The leader of the right-wing Likud party, Ariel Sharon, has won a landslide victory to become the new prime minister of Israel.
He called for a government of national unity to bring peace to the Middle East.
The outgoing prime minister, Ehud Barak, said he was resigning as Labour leader and leaving parliament.
Addressing jubilant supporters in Tel Aviv, Mr Sharon ruled out territorial concessions to the Palestinians over Jerusalem and urged them to “cast off the path of violence and return to the path of dialogue”.
He said: “Today the state of Israel has taken a new road, the road of peace, security and unity.”
Mr Barak ruled out his party’s participation in a national unity government without agreement on a joint plan of action.
“Friends, we have lost a battle, but we will win the war,” he told supporters. “Our path is the one and only path, the path that will lead Israel to peace and security.”

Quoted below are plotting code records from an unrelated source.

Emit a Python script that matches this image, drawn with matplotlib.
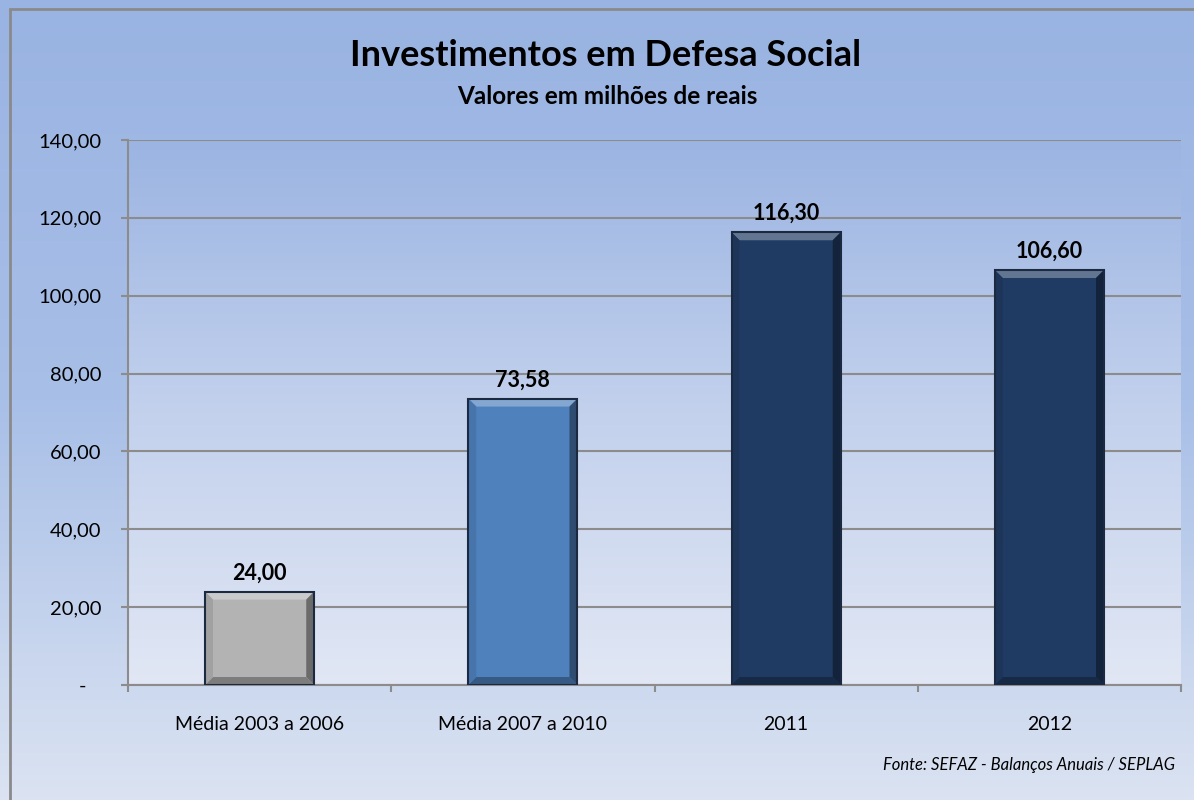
import matplotlib.pyplot as plt
import matplotlib.colors as mcolors
from matplotlib.patches import Polygon, Rectangle
from matplotlib.ticker import FuncFormatter, FixedLocator
import numpy as np

plt.rcParams['font.family'] = ['Lato', 'DejaVu Sans']

# dados
categorias = ['Média 2003 a 2006', 'Média 2007 a 2010', '2011', '2012']
valores = [24.00, 73.58, 116.30, 106.60]
rotulos = ['24,00', '73,58', '116,30', '106,60']
cores = ['#b3b3b3', '#4f81bd', '#1f3b63', '#1f3b63']
y_ticks = [0, 20, 40, 60, 80, 100, 120, 140]

fig = plt.figure(figsize=(11.94, 8), dpi=100)

# fundo com gradiente
grad = np.linspace(0, 1, 256).reshape(-1, 1)
fundo = mcolors.LinearSegmentedColormap.from_list('fundo', ['#99b3e2', '#a8bfe7', '#dbe3f2'])
bg = fig.add_axes([0, 0, 1, 1], zorder=-10)
bg.imshow(grad, aspect='auto', cmap=fundo, extent=[0, 1, 0, 1], origin='upper')
bg.set_axis_off()
bg.add_patch(Rectangle((10 / 1194, -0.1), 1.2, (800 - 9) / 800 + 0.1, fill=False,
                       edgecolor='#8a8a8a', lw=2, transform=bg.transAxes))

ax = fig.add_axes([128 / 1194, 115 / 800, (1181 - 128) / 1194, 545 / 800])
area = mcolors.LinearSegmentedColormap.from_list('area', ['#9bb4e2', '#c3d1ed', '#e1e7f4'])
ax.imshow(grad, aspect='auto', cmap=area, extent=[0, 1, 0, 1], origin='upper',
          transform=ax.transAxes, zorder=0)

x = np.arange(len(categorias))
bars = ax.bar(x, valores, width=0.415, color=cores, edgecolor='#1b2a40', lw=1.2, zorder=3)

ax.set_xlim(-0.5, len(categorias) - 0.5)
ax.set_ylim(0, 140)
ax.set_yticks(y_ticks)
ax.yaxis.set_major_formatter(FuncFormatter(
    lambda v, p: '-   ' if v == 0 else f'{v:,.2f}'.replace(',', 'X').replace('.', ',').replace('X', '.')))
ax.grid(axis='y', color='#8c8c8c', lw=1.5, zorder=1)
ax.set_axisbelow(True)

# efeito de bisel nas barras
fig.canvas.draw()
px_x = (ax.get_xlim()[1] - ax.get_xlim()[0]) / ax.bbox.width
px_y = (ax.get_ylim()[1] - ax.get_ylim()[0]) / ax.bbox.height
for b, c in zip(bars, cores):
    x0, w, h = b.get_x(), b.get_width(), b.get_height()
    x1 = x0 + w
    dx, dy = 8 * px_x, 8 * px_y
    base = np.array(mcolors.to_rgb(c))
    claro = tuple(base + (1 - base) * 0.3)
    escuro = tuple(base * 0.6)
    ax.add_patch(Polygon([(x0, h), (x1, h), (x1 - dx, h - dy), (x0 + dx, h - dy)],
                         color=claro, lw=0, zorder=4))
    ax.add_patch(Polygon([(x1, h), (x1, 0), (x1 - dx, dy), (x1 - dx, h - dy)],
                         color=escuro, lw=0, zorder=4))
    ax.add_patch(Polygon([(x0, 0), (x1, 0), (x1 - dx, dy), (x0 + dx, dy)],
                         color=tuple(base * 0.7), lw=0, zorder=4))
    ax.add_patch(Polygon([(x0, h), (x0, 0), (x0 + dx, dy), (x0 + dx, h - dy)],
                         color=tuple(base * 0.9), lw=0, zorder=4))
    ax.add_patch(Rectangle((x0, 0), w, h, fill=False, edgecolor='#1b2a40', lw=1.5, zorder=5))

for xi, v, r in zip(x, valores, rotulos):
    ax.annotate(r, (xi, v), xytext=(0, 6), textcoords='offset points', ha='center',
                va='bottom', fontsize=15.5, fontweight='bold', zorder=6)

ax.set_xticks(x)
ax.set_xticklabels(categorias, fontsize=14)
ax.xaxis.set_minor_locator(FixedLocator(np.arange(len(categorias) + 1) - 0.5))
ax.tick_params(axis='x', which='major', length=0, pad=22)
ax.tick_params(axis='x', which='minor', length=5, width=1.5, color='#8c8c8c')
ax.tick_params(axis='y', length=5, width=1.5, color='#8c8c8c', pad=14, labelsize=14.5)

for s in ['top', 'right']:
    ax.spines[s].set_visible(False)
for s in ['left', 'bottom']:
    ax.spines[s].set_color('#8c8c8c')
    ax.spines[s].set_linewidth(1.5)

fig.text(606 / 1194, 1 - 55 / 800, 'Investimentos em Defesa Social', ha='center',
         va='center', fontsize=26, fontweight='bold')
fig.text(607 / 1194, 1 - 97 / 800, 'Valores em milhões de reais', ha='center',
         va='center', fontsize=17.5, fontweight='bold')
fig.text(1175 / 1194, 1 - 765 / 800, 'Fonte: SEFAZ - Balanços Anuais / SEPLAG', ha='right',
         va='center', fontsize=12, style='italic')

fig.savefig('out.png', dpi=100)
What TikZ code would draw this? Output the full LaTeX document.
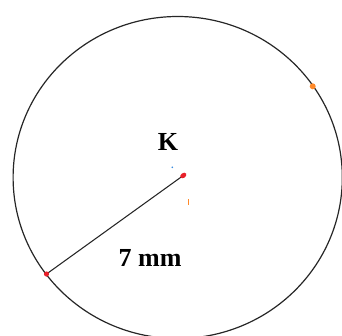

Mr Sharon has a fearsome reputation as a ruthless and fearless soldier and politician. As defence minister he was the main architect of Israel’s invasion of Lebanon in 1982.
He was removed from office in 1983 by an Israeli tribunal that found him indirectly responsible for the massacre of hundreds of Palestinians by Lebanese Christian militiamen in two Beirut refugee camps under Israeli control.
But he made his political comeback just one year later as trade and industry minister in a Likud-Labour national unity government.
Minutes after voting ended on Tuesday evening, exit polls gave Mr Sharon a lead of 19%. Partial results broadcast later on Israeli television suggested an even greater lead for the Likud leader.
Turnout, according to electoral officials, was about 60% – the lowest in Israeli history.
Palestinian leader Yasser Arafat was conciliatory in his response to Mr Sharon’s victory.
“We respect the decision of the Israeli people,” Mr Arafat said. “We hope the peace process will continue.”
But his comments came after Palestinians had held what they called a “day of rage” to coincide with the voting and Mr Sharon’s expected victory.
Demonstrators chanting ‘’Sharon is a butcher’’ clashed with Israeli soldiers in the West Bank towns of Ramallah and Hebron.
Mr Sharon will inherit the same fractured and fractious parliament which gave Mr Barak so much trouble.
Some Israeli commentators say there may have to be new parliamentary elections within six months.
In that event, his rival Binyamin Netanyahu could challenge him for leadership of the Likud Party and supplant him as prime minister.
The new Israeli prime minister may also find himself constrained by the realities on the ground.
If he tries, as his record suggests he may, to use the iron fist to curb Palestinian anger, analysts say he will find there are no purely military solutions to the Israeli-Palestinian problem.
Courtesy BBC News
In context
In June 2002 following a series of suicide bombings, work began on building a security wall, 640 km (440 miles) long, between Israel and the West Bank.
An effort to revive the peace process resulted in the publication of a new roadmap for peace in April 2003.
Ariel Sharon’s mission was to fight for Israel’s security, in the belief that the end justifies the means.
But his plans for Israeli settlers to withdraw from the Gaza Strip and parts of the West Bank – completed in August 2005 – provoked ire from his staunchest supporters and were repeatedly voted down by his right-wing Likud Party.
He finally left Likud in November 2005 to found a new centrist party, Kadima (Forward).
On 4 January 2006, Mr Sharon suffered a major stroke and went into a coma.
Three months later, on 11 April, the Israeli cabinet declared him “permanently incapacitated”.
Ehud Olmert was then promoted from acting PM to the full premiership having secured a victory for Kadima in elections held the previous month.